## Written request
Reproduce all the lines exactly as they stand, apart from the pictures.
#####
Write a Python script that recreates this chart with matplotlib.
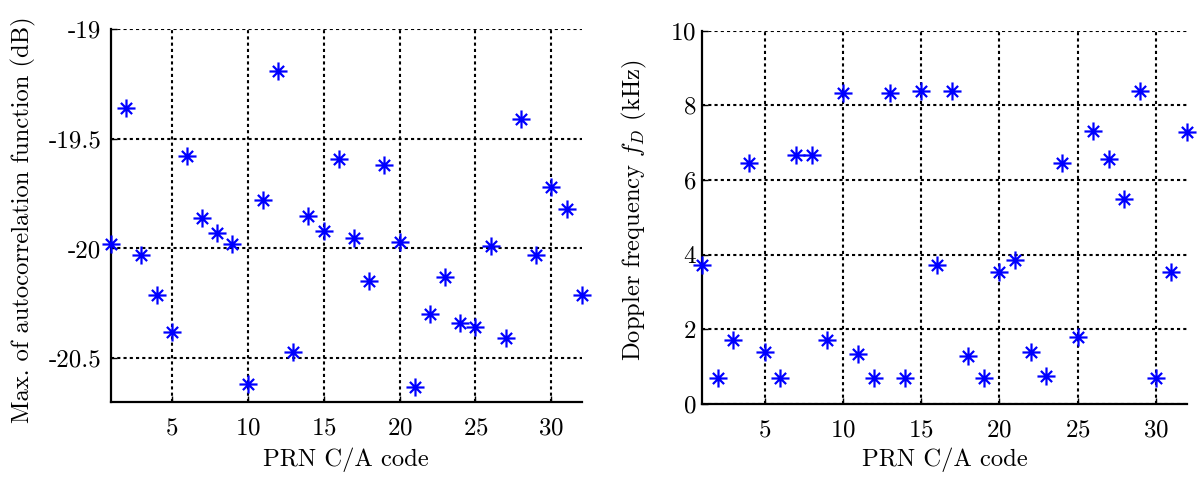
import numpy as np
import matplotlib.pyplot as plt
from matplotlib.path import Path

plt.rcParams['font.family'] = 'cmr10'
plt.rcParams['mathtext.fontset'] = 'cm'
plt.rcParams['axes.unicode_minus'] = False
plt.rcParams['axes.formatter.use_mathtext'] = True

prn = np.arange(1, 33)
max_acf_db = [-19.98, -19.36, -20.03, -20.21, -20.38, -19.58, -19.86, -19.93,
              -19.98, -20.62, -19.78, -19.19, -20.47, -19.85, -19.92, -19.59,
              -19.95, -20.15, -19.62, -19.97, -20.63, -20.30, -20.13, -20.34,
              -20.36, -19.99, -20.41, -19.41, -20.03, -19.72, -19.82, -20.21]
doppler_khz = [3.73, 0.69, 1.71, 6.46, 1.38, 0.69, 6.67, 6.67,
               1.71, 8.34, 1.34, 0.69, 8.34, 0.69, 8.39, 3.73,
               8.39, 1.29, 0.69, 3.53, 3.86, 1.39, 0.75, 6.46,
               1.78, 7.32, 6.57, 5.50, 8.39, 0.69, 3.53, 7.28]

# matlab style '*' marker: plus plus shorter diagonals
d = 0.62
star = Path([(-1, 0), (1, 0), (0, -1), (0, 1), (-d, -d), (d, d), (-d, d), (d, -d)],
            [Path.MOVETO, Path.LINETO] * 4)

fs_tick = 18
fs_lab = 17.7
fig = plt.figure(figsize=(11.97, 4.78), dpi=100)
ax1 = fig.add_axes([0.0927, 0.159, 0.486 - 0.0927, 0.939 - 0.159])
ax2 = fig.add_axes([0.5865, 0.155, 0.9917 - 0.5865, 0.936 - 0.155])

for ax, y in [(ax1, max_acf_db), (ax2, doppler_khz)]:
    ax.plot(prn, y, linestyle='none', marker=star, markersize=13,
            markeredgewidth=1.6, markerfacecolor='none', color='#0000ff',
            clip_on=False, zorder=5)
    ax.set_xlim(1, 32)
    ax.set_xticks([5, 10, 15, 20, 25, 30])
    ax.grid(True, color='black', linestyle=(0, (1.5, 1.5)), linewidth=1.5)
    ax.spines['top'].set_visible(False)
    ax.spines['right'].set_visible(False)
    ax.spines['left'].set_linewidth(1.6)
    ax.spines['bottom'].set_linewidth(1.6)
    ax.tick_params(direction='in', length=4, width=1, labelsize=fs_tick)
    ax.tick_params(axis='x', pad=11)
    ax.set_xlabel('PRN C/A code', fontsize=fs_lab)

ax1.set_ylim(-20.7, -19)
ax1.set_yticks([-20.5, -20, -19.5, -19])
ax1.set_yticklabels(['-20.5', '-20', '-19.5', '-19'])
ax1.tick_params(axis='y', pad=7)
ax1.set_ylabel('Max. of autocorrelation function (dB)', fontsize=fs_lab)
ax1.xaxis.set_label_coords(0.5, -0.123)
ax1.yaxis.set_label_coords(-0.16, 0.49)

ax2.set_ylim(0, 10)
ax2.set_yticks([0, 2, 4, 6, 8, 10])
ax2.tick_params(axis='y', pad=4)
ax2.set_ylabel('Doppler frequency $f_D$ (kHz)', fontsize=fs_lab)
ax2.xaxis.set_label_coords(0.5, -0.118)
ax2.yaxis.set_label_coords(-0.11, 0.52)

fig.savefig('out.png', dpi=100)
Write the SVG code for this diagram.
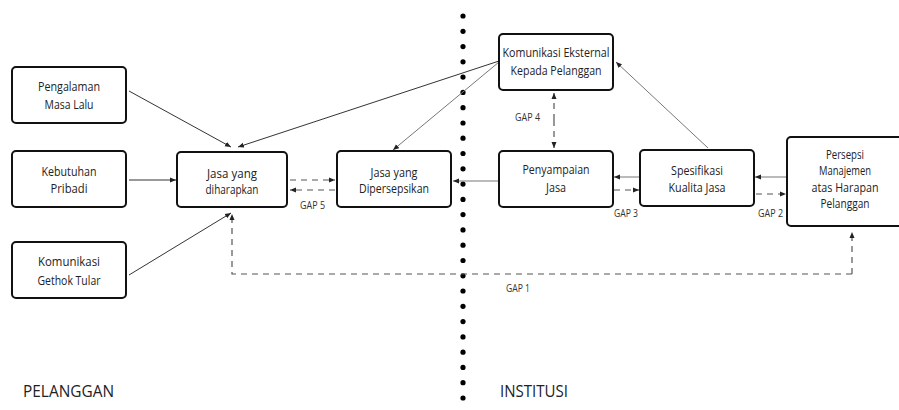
#####
## Written solution
Write a Python script that recreates this chart with matplotlib.
import numpy as np
import matplotlib.pyplot as plt
from matplotlib.path import Path

plt.rcParams['font.family'] = 'cmr10'
plt.rcParams['mathtext.fontset'] = 'cm'
plt.rcParams['axes.unicode_minus'] = False
plt.rcParams['axes.formatter.use_mathtext'] = True

prn = np.arange(1, 33)
max_acf_db = [-19.98, -19.36, -20.03, -20.21, -20.38, -19.58, -19.86, -19.93,
              -19.98, -20.62, -19.78, -19.19, -20.47, -19.85, -19.92, -19.59,
              -19.95, -20.15, -19.62, -19.97, -20.63, -20.30, -20.13, -20.34,
              -20.36, -19.99, -20.41, -19.41, -20.03, -19.72, -19.82, -20.21]
doppler_khz = [3.73, 0.69, 1.71, 6.46, 1.38, 0.69, 6.67, 6.67,
               1.71, 8.34, 1.34, 0.69, 8.34, 0.69, 8.39, 3.73,
               8.39, 1.29, 0.69, 3.53, 3.86, 1.39, 0.75, 6.46,
               1.78, 7.32, 6.57, 5.50, 8.39, 0.69, 3.53, 7.28]

# matlab style '*' marker: plus plus shorter diagonals
d = 0.62
star = Path([(-1, 0), (1, 0), (0, -1), (0, 1), (-d, -d), (d, d), (-d, d), (d, -d)],
            [Path.MOVETO, Path.LINETO] * 4)

fs_tick = 18
fs_lab = 17.7
fig = plt.figure(figsize=(11.97, 4.78), dpi=100)
ax1 = fig.add_axes([0.0927, 0.159, 0.486 - 0.0927, 0.939 - 0.159])
ax2 = fig.add_axes([0.5865, 0.155, 0.9917 - 0.5865, 0.936 - 0.155])

for ax, y in [(ax1, max_acf_db), (ax2, doppler_khz)]:
    ax.plot(prn, y, linestyle='none', marker=star, markersize=13,
            markeredgewidth=1.6, markerfacecolor='none', color='#0000ff',
            clip_on=False, zorder=5)
    ax.set_xlim(1, 32)
    ax.set_xticks([5, 10, 15, 20, 25, 30])
    ax.grid(True, color='black', linestyle=(0, (1.5, 1.5)), linewidth=1.5)
    ax.spines['top'].set_visible(False)
    ax.spines['right'].set_visible(False)
    ax.spines['left'].set_linewidth(1.6)
    ax.spines['bottom'].set_linewidth(1.6)
    ax.tick_params(direction='in', length=4, width=1, labelsize=fs_tick)
    ax.tick_params(axis='x', pad=11)
    ax.set_xlabel('PRN C/A code', fontsize=fs_lab)

ax1.set_ylim(-20.7, -19)
ax1.set_yticks([-20.5, -20, -19.5, -19])
ax1.set_yticklabels(['-20.5', '-20', '-19.5', '-19'])
ax1.tick_params(axis='y', pad=7)
ax1.set_ylabel('Max. of autocorrelation function (dB)', fontsize=fs_lab)
ax1.xaxis.set_label_coords(0.5, -0.123)
ax1.yaxis.set_label_coords(-0.16, 0.49)

ax2.set_ylim(0, 10)
ax2.set_yticks([0, 2, 4, 6, 8, 10])
ax2.tick_params(axis='y', pad=4)
ax2.set_ylabel('Doppler frequency $f_D$ (kHz)', fontsize=fs_lab)
ax2.xaxis.set_label_coords(0.5, -0.118)
ax2.yaxis.set_label_coords(-0.11, 0.52)

fig.savefig('out.png', dpi=100)
Write the SVG code for this diagram.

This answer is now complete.